* **What you need to do**
Transcribe only part of the material below: the lines from the one containing "Give me the TikZ source for this diagram." through the one containing "(556,208) -- (556,445);", inclusive, exactly as written.

* **Listing**
=====

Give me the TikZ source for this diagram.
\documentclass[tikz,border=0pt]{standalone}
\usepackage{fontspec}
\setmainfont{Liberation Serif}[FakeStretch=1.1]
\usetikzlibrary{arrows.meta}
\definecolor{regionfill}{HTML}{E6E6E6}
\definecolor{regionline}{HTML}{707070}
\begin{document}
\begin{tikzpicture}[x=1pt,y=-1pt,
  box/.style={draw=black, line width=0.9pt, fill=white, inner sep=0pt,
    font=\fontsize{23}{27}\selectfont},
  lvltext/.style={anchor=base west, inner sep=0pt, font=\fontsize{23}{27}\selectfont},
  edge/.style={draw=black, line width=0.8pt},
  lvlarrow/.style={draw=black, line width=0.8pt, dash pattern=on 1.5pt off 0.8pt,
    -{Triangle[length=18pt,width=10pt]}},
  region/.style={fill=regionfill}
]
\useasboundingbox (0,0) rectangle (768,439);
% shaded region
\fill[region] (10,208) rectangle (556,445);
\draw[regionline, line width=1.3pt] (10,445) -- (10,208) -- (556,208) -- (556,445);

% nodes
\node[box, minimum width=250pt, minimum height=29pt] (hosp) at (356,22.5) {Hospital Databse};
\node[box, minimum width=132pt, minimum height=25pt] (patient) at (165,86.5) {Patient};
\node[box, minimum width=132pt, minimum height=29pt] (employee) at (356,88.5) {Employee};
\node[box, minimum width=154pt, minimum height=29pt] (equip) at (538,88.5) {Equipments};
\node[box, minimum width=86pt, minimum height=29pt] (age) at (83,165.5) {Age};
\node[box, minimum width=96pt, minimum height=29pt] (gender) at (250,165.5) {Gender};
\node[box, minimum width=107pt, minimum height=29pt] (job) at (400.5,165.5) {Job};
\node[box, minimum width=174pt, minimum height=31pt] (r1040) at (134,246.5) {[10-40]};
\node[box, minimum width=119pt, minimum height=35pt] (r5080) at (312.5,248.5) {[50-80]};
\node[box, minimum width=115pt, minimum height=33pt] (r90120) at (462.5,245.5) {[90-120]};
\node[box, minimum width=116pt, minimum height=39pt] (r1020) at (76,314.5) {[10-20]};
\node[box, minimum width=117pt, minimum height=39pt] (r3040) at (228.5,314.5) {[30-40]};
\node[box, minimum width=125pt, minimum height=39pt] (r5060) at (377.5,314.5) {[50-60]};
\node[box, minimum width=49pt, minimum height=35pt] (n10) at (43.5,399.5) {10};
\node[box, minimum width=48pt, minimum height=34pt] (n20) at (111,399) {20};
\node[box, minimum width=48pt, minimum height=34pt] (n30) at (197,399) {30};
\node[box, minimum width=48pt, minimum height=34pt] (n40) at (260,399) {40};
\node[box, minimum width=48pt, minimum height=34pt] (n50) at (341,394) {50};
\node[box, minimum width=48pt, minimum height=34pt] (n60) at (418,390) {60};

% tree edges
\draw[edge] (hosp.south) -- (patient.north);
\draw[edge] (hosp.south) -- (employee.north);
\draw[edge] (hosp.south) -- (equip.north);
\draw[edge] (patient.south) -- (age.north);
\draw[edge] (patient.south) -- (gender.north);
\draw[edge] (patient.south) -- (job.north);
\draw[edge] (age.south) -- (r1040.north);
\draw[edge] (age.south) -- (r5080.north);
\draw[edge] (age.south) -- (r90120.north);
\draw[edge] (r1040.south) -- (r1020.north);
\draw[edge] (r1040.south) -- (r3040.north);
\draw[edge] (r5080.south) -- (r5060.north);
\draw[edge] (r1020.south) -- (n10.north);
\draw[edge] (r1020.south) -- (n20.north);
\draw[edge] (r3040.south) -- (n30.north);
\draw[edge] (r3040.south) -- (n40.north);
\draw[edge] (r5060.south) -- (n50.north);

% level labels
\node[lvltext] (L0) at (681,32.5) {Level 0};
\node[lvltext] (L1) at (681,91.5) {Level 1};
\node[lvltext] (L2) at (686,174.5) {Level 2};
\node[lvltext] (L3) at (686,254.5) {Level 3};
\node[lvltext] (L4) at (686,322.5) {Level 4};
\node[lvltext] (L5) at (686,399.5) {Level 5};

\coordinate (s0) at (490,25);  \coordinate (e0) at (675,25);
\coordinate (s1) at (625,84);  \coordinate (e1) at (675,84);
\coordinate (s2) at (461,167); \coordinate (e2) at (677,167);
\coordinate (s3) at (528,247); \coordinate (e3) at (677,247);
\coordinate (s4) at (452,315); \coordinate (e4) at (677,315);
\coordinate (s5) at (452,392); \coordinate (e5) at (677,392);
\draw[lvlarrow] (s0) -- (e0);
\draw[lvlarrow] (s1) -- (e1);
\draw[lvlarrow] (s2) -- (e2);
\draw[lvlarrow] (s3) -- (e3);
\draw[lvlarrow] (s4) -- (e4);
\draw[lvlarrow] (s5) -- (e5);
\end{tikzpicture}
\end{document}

=====

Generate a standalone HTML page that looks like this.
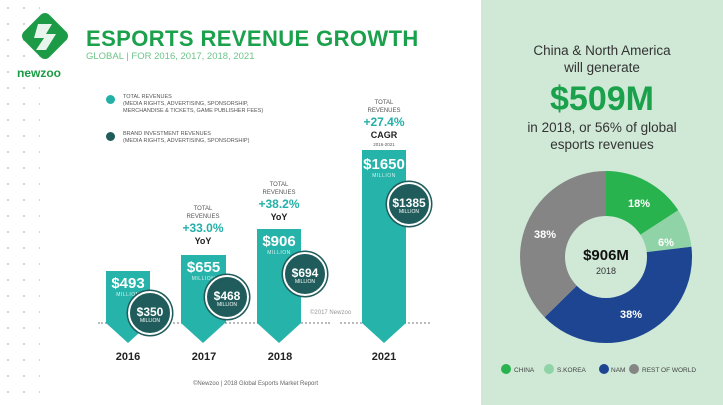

=====

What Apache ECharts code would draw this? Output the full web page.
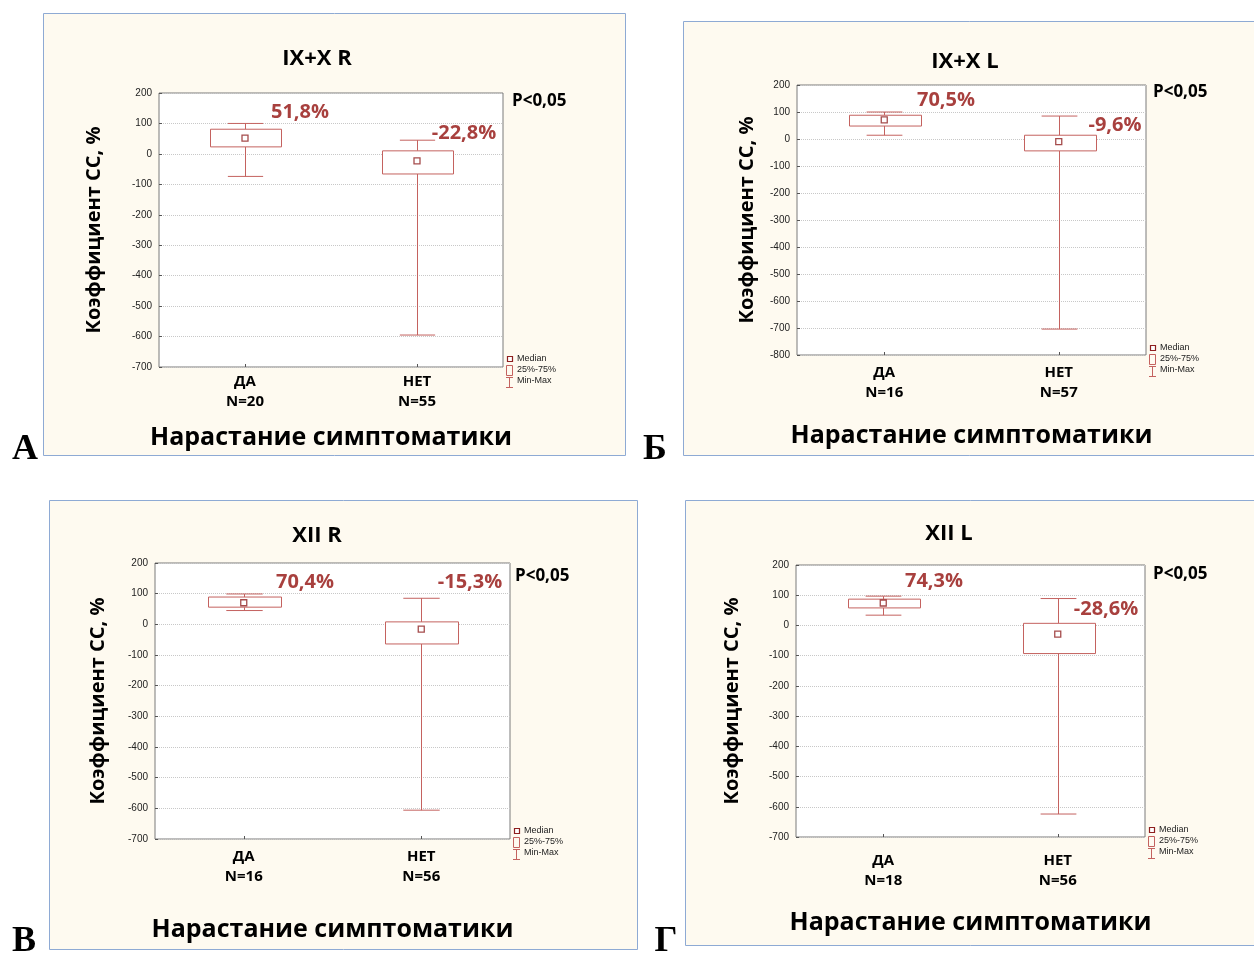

=====

* **Exercise output**
Give me the TikZ source for this diagram.
\documentclass[tikz,border=0pt]{standalone}
\usepackage{fontspec}
\setmainfont{Liberation Serif}[FakeStretch=1.1]
\usetikzlibrary{arrows.meta}
\definecolor{regionfill}{HTML}{E6E6E6}
\definecolor{regionline}{HTML}{707070}
\begin{document}
\begin{tikzpicture}[x=1pt,y=-1pt,
  box/.style={draw=black, line width=0.9pt, fill=white, inner sep=0pt,
    font=\fontsize{23}{27}\selectfont},
  lvltext/.style={anchor=base west, inner sep=0pt, font=\fontsize{23}{27}\selectfont},
  edge/.style={draw=black, line width=0.8pt},
  lvlarrow/.style={draw=black, line width=0.8pt, dash pattern=on 1.5pt off 0.8pt,
    -{Triangle[length=18pt,width=10pt]}},
  region/.style={fill=regionfill}
]
\useasboundingbox (0,0) rectangle (768,439);
% shaded region
\fill[region] (10,208) rectangle (556,445);
\draw[regionline, line width=1.3pt] (10,445) -- (10,208) -- (556,208) -- (556,445);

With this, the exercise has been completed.